NSC wil het toewijzen van sociale huurwoningen eerlijker maken door statushouders geen voorrang meer te geven, zodat de wachttijd voor andere woningzoekenden niet verder oploopt. Statushouders kunnen alleen op reguliere gronden in aanmerking komen voor sociale huur.
“Het is onrechtvaardig als statushouders voorrang krijgen op sociale huurwoningen terwijl de wachttijden voor andere woningzoekenden oplopen. Daarom stellen we een verbod op voorrang van statushouders in bij toewijzing van een sociale huurwoning.”
NSC erkent het woningtekort en wil fors inzetten op de bouw van betaalbare (huur- en koop)woningen, met speciale aandacht voor starters, ouderen en mensen met een smalle beurs. Dit moet de druk op de woningmarkt verlichten, ook als gevolg van migratie.
NSC wil het aantal arbeidsmigranten terugdringen en misstanden rondom hun huisvesting aanpakken, onder meer door werkgeversverplichtingen en het afschaffen van inhoudingen op het loon voor huisvesting.
“Nederland is verslaafd aan laagbetaalde arbeid. Het moet minder aantrekkelijk worden voor bedrijven om op grote schaal goedkope arbeidsmigranten hierheen te halen, die vaak onder slechte omstandigheden wonen en werken.”
“We schaffen de mogelijkheid voor werkgevers af om een percentage (25%) van het minimumloon van arbeidsmigranten voor huisvesting in te houden.”

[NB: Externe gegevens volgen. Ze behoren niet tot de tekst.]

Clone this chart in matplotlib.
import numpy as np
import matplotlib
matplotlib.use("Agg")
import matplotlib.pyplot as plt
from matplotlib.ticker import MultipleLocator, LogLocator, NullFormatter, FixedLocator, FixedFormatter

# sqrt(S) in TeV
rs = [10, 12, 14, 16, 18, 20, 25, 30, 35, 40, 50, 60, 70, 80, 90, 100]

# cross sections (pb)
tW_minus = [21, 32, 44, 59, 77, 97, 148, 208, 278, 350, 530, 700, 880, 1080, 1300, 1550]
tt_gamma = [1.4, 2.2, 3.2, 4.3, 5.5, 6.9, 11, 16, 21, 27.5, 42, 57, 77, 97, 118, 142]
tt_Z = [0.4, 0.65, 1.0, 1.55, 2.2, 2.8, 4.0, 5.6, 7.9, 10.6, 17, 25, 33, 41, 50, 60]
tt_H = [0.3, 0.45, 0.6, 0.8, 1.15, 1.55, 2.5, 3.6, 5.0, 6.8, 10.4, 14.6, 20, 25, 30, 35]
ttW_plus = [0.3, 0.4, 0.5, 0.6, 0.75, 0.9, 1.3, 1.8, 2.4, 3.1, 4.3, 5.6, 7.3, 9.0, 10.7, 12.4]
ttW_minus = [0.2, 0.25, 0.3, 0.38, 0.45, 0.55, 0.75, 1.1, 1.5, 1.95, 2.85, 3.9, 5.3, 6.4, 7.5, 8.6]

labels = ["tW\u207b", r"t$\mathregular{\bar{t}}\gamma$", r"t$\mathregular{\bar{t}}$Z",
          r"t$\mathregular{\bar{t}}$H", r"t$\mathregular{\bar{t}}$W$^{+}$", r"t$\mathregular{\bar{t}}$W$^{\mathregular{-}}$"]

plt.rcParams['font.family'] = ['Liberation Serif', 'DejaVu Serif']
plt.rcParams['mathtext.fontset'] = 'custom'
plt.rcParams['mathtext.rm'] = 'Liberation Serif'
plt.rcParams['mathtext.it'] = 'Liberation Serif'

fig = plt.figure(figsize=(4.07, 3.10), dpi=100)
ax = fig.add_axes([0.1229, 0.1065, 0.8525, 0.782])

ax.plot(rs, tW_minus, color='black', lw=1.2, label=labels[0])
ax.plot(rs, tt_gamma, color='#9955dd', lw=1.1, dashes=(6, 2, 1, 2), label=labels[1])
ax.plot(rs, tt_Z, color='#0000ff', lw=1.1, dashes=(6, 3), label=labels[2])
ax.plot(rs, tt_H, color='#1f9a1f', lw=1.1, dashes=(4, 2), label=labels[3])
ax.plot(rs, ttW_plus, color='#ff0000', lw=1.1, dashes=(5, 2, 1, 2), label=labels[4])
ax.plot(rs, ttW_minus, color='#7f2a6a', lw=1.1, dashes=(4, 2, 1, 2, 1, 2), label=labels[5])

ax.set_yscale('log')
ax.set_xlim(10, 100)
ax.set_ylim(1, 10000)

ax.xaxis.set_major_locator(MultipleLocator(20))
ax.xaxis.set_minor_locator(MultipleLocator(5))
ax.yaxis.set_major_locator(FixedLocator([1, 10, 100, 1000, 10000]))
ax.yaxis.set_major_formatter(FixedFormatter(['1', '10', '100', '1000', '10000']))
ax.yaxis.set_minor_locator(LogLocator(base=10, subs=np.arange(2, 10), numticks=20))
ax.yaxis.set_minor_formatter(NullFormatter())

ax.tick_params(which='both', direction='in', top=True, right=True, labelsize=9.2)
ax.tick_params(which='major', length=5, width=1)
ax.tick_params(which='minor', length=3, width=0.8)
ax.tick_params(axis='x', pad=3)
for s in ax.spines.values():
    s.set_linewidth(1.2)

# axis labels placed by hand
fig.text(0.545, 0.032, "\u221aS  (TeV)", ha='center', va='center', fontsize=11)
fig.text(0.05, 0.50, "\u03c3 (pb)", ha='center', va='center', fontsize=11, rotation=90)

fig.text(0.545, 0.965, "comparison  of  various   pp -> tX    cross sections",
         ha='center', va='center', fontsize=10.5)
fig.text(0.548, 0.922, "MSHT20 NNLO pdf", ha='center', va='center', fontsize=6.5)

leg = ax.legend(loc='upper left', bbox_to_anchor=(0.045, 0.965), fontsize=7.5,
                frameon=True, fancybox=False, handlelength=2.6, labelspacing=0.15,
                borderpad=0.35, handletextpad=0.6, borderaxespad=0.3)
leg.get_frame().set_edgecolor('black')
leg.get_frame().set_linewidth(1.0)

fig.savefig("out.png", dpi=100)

De Partij voor de Dieren (PvdD) koppelt het woningvraagstuk los van marktwerking en pleit voor een duurzame, eerlijke volkshuisvesting waarin voldoende betaalbare woningen beschikbaar zijn voor iedereen, ongeacht achtergrond. Migratie wordt niet als oorzaak van woningnood gezien; de partij richt zich op het aanpakken van grondoorzaken van migratie en het waarborgen van gelijke rechten en fatsoenlijke huisvesting voor migranten en arbeidsmigranten. De kern van hun visie is dat wonen een recht is, geen verdienmodel, en dat iedereen – inclusief migranten – toegang moet hebben tot goede, betaalbare huisvesting.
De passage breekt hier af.